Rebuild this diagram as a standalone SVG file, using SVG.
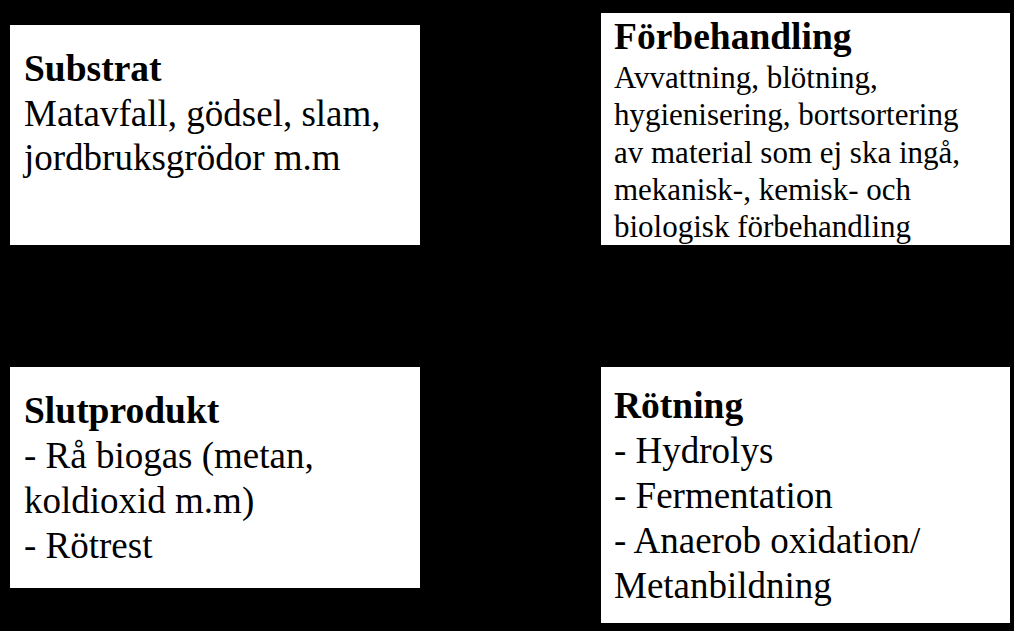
<svg xmlns="http://www.w3.org/2000/svg" width="1014" height="631" viewBox="0 0 1014 631">
<style>
.box{fill:#fff;stroke:none}
text{font-family:"Liberation Serif","Times New Roman",serif;fill:#000}
.t{font-weight:bold;font-size:37.5px}
.b{font-size:37px}
.s{font-size:31px}
</style>
<rect x="0" y="0" width="1014" height="631" fill="#000"/>
<g id="connectors"></g>
<g id="substrat">
<rect class="box" x="10" y="25" width="410" height="220"/>
<text class="t" x="24" y="81">Substrat</text>
<text class="b" x="24" y="126">Matavfall, gödsel, slam,</text>
<text class="b" x="24" y="170">jordbruksgrödor m.m</text>
</g>
<g id="forbehandling">
<rect class="box" x="601" y="13" width="409" height="232"/>
<text class="t" x="614" y="49">Förbehandling</text>
<text class="s" x="614" y="88">Avvattning, blötning,</text>
<text class="s" x="614" y="125">hygienisering, bortsortering</text>
<text class="s" x="614" y="163">av material som ej ska ingå,</text>
<text class="s" x="614" y="200">mekanisk-, kemisk- och</text>
<text class="s" x="614" y="237">biologisk förbehandling</text>
</g>
<g id="slutprodukt">
<rect class="box" x="10" y="367" width="410" height="221"/>
<text class="t" x="24" y="423">Slutprodukt</text>
<text class="b" x="24" y="468">- Rå biogas (metan,</text>
<text class="b" x="24" y="513">koldioxid m.m)</text>
<text class="b" x="24" y="558">- Rötrest</text>
</g>
<g id="rotning">
<rect class="box" x="601" y="367" width="409" height="256"/>
<text class="t" x="614" y="418">Rötning</text>
<text class="b" x="614" y="463">- Hydrolys</text>
<text class="b" x="614" y="508">- Fermentation</text>
<text class="b" x="614" y="553">- Anaerob oxidation/</text>
<text class="b" x="614" y="598">Metanbildning</text>
</g>
</svg>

Exercise goal. Write out the whole listing again, exactly, with no pictures.

Solution to this task.
Rebuild this diagram as a standalone SVG file, using SVG.
<svg xmlns="http://www.w3.org/2000/svg" width="1014" height="631" viewBox="0 0 1014 631">
<style>
.box{fill:#fff;stroke:none}
text{font-family:"Liberation Serif","Times New Roman",serif;fill:#000}
.t{font-weight:bold;font-size:37.5px}
.b{font-size:37px}
.s{font-size:31px}
</style>
<rect x="0" y="0" width="1014" height="631" fill="#000"/>
<g id="connectors"></g>
<g id="substrat">
<rect class="box" x="10" y="25" width="410" height="220"/>
<text class="t" x="24" y="81">Substrat</text>
<text class="b" x="24" y="126">Matavfall, gödsel, slam,</text>
<text class="b" x="24" y="170">jordbruksgrödor m.m</text>
</g>
<g id="forbehandling">
<rect class="box" x="601" y="13" width="409" height="232"/>
<text class="t" x="614" y="49">Förbehandling</text>
<text class="s" x="614" y="88">Avvattning, blötning,</text>
<text class="s" x="614" y="125">hygienisering, bortsortering</text>
<text class="s" x="614" y="163">av material som ej ska ingå,</text>
<text class="s" x="614" y="200">mekanisk-, kemisk- och</text>
<text class="s" x="614" y="237">biologisk förbehandling</text>
</g>
<g id="slutprodukt">
<rect class="box" x="10" y="367" width="410" height="221"/>
<text class="t" x="24" y="423">Slutprodukt</text>
<text class="b" x="24" y="468">- Rå biogas (metan,</text>
<text class="b" x="24" y="513">koldioxid m.m)</text>
<text class="b" x="24" y="558">- Rötrest</text>
</g>
<g id="rotning">
<rect class="box" x="601" y="367" width="409" height="256"/>
<text class="t" x="614" y="418">Rötning</text>
<text class="b" x="614" y="463">- Hydrolys</text>
<text class="b" x="614" y="508">- Fermentation</text>
<text class="b" x="614" y="553">- Anaerob oxidation/</text>
<text class="b" x="614" y="598">Metanbildning</text>
</g>
</svg>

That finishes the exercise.